Of course I’m not charging insanely inflated rent, I just needed to move and decided to rent the old house for 2-3 years instead of selling it.
Housing prices are pretty high in cities. But you can buy your own piece of land in a more rural setting and build a small cottage yourself, maybe a 2 bdrm, 1 bath home. I believe this is possible for less than $100k at the right location. Start with a used cheap RV or mobile home if you have to.
Trump deported all of the construction workers
I don’t support those deportations. But why not do it yourself?
Step one: Have a shitton of money to buy property to rent out.
Oh, you don’t have enough money? Hhm, have you tried not being poor?it’s about suggesting that the social order that propped you up and elevated you basically arbitrarily based on birth is a reason you’re cool, and not just some shit that happened. none of this is about actually helping anyone. if they actually believed this shit from the bottom of their hearts, breathing a word of it would be fucking stupid.
The meme specifies Mortgage which means they also don’t have any money. They obtained a loan that they will be paying back for 15 to 30 years, at which point the property will deteriorate to a much lower value if any at all. If they sell the properties then they will owe depreciation recapture which works similar to a capital gains tax, as if it were additional income on top of the actual capital gains tax on the sale of the property itself. Plus closing costs to realtors.
I know people like this. They truly believe like they are doing society a favor by buying up houses and renting them out. The disconnect from reality is wild.

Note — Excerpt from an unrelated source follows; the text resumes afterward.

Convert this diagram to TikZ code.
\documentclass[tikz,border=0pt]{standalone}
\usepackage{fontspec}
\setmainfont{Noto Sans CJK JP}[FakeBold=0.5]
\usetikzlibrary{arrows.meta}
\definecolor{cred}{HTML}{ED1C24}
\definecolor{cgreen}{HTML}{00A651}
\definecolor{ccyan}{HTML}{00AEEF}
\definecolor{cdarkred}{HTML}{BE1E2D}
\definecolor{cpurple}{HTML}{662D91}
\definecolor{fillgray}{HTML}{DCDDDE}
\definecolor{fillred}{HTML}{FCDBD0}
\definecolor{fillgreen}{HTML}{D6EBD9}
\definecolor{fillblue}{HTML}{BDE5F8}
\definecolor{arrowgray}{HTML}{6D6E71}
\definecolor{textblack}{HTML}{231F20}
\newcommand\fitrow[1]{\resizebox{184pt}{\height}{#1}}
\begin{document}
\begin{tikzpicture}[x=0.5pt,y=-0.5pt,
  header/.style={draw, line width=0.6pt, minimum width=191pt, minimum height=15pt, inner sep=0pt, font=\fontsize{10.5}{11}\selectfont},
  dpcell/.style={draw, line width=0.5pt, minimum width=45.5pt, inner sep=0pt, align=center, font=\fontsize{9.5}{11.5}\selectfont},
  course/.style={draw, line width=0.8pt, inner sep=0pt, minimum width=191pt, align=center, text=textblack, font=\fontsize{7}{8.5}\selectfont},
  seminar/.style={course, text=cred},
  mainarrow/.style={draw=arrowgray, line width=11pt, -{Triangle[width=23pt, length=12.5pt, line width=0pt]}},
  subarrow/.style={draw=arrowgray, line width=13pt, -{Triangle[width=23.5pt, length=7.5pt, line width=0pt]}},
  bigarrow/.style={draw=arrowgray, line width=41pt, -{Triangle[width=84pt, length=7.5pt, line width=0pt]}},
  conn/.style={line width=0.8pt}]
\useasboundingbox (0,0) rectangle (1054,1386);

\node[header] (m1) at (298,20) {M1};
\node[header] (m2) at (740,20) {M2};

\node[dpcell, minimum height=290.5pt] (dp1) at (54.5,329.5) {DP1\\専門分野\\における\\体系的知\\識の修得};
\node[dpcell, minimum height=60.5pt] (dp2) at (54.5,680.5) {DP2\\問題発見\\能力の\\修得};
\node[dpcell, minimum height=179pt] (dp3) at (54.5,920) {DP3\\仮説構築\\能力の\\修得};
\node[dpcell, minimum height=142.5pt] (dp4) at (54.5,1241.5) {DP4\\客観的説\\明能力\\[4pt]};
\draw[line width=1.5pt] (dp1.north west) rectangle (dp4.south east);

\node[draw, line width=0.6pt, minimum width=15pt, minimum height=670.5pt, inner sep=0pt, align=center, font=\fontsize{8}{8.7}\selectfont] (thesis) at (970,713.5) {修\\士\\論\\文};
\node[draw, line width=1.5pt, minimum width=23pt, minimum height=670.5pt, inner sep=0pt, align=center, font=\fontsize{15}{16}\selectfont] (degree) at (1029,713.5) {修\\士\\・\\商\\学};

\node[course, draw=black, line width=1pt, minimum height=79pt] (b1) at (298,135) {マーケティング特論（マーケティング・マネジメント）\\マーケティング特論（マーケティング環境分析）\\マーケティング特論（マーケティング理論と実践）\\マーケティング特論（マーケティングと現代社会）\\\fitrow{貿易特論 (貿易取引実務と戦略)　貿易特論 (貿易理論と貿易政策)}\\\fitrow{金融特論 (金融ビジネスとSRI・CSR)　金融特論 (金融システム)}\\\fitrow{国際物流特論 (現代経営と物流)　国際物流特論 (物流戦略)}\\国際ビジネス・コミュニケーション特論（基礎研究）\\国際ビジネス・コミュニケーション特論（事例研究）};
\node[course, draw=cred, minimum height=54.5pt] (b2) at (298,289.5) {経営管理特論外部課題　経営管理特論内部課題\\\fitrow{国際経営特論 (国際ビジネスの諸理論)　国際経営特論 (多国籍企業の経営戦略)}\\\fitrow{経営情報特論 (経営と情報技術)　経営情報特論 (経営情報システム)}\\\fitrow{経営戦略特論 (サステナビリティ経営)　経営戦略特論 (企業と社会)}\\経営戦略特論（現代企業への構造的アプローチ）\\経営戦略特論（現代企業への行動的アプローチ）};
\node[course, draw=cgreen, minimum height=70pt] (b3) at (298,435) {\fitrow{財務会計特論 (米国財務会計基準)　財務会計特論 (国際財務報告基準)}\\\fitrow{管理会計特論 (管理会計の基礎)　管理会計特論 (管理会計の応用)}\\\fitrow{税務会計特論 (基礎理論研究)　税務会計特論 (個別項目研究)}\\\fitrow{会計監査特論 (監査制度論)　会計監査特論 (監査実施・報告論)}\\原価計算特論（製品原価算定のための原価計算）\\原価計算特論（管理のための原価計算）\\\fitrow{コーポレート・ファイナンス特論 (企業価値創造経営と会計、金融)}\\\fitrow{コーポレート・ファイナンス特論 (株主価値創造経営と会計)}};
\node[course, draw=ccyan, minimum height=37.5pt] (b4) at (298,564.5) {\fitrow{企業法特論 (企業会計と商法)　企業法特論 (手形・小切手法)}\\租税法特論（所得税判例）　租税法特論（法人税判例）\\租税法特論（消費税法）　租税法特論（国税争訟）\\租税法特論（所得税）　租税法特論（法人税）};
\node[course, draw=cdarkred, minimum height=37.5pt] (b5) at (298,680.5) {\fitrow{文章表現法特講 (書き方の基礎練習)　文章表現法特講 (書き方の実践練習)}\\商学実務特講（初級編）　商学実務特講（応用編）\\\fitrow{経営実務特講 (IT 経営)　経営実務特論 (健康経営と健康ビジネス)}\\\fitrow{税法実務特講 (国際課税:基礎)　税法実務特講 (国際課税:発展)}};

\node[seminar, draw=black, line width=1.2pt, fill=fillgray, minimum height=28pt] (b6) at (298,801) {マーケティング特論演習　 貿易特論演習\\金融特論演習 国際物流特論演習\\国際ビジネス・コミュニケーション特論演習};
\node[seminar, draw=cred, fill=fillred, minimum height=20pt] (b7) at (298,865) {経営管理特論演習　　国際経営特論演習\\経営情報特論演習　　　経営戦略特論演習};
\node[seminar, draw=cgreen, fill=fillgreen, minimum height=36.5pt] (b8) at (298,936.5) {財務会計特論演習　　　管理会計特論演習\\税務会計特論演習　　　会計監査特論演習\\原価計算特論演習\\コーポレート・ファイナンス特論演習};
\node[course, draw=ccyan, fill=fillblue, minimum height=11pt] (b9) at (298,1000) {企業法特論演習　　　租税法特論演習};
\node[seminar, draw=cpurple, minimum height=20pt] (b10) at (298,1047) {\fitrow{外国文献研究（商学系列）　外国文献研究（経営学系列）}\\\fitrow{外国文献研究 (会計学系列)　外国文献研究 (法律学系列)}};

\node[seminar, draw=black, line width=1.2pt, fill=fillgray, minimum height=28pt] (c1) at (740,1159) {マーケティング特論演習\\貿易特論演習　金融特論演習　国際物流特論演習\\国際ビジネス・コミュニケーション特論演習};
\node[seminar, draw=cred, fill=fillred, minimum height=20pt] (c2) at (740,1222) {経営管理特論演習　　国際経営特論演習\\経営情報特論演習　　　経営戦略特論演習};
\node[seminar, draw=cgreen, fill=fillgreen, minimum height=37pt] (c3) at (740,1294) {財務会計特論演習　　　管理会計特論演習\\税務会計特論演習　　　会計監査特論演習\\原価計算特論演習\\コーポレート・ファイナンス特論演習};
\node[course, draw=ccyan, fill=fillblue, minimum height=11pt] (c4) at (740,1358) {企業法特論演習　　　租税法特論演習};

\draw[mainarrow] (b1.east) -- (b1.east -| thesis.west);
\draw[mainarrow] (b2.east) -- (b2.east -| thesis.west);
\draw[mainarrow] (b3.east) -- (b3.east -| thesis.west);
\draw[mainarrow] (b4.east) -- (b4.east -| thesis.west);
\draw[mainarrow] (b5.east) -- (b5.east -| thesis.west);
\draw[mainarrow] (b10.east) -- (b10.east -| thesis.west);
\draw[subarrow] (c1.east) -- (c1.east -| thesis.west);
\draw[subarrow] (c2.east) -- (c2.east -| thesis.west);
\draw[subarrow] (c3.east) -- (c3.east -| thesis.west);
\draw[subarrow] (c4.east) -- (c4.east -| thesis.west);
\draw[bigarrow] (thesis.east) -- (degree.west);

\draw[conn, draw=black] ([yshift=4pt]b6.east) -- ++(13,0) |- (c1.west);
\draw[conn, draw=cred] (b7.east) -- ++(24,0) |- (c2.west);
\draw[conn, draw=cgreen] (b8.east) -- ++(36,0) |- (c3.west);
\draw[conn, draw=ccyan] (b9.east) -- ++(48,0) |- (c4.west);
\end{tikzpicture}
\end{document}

It’s a little better than corporate real estate vultures though. If you think about it, these small landlords and renters are more alike than the people at Blackrock buying up all this shit.
Just because they aren’t faceless doesn’t mean they aren’t as bad. In case of corporations, at the very least, anyone up to CEO could claim they were doing what their boss/investors told them/expected them to do, they have the mirage of fabricated innocence. The guilt is also spread more thinly, with many, often low paid employees contributing a small portion towards the greater legal crime.
Small landlords have none of those delusions available, though from my personal, anecdotal experience, higher management in large corporations also often personally own real estate and rent it. I’m working in IT, but I have no reason to think it would be in any different elsewhere. I was led to understand it was “normal” and “smart”. So I’d say it’s the same kind of people that make decisions on top of the real estate corporations, and the petite landlords. And yeah, I’m excluding from that, obviously, renting a flat you’ve gotten as inheritance from your grandma or something, though I have more fundamental issues with the inheritance thing itself.
Nah, corporate landlords at least tend to have minimum standards and contractors on call.
These type of small time landlords are the ones that tell you that a working refrigerator is a luxury, and water damage due to a cracked pipe in the wall is the tenant’s responsibility.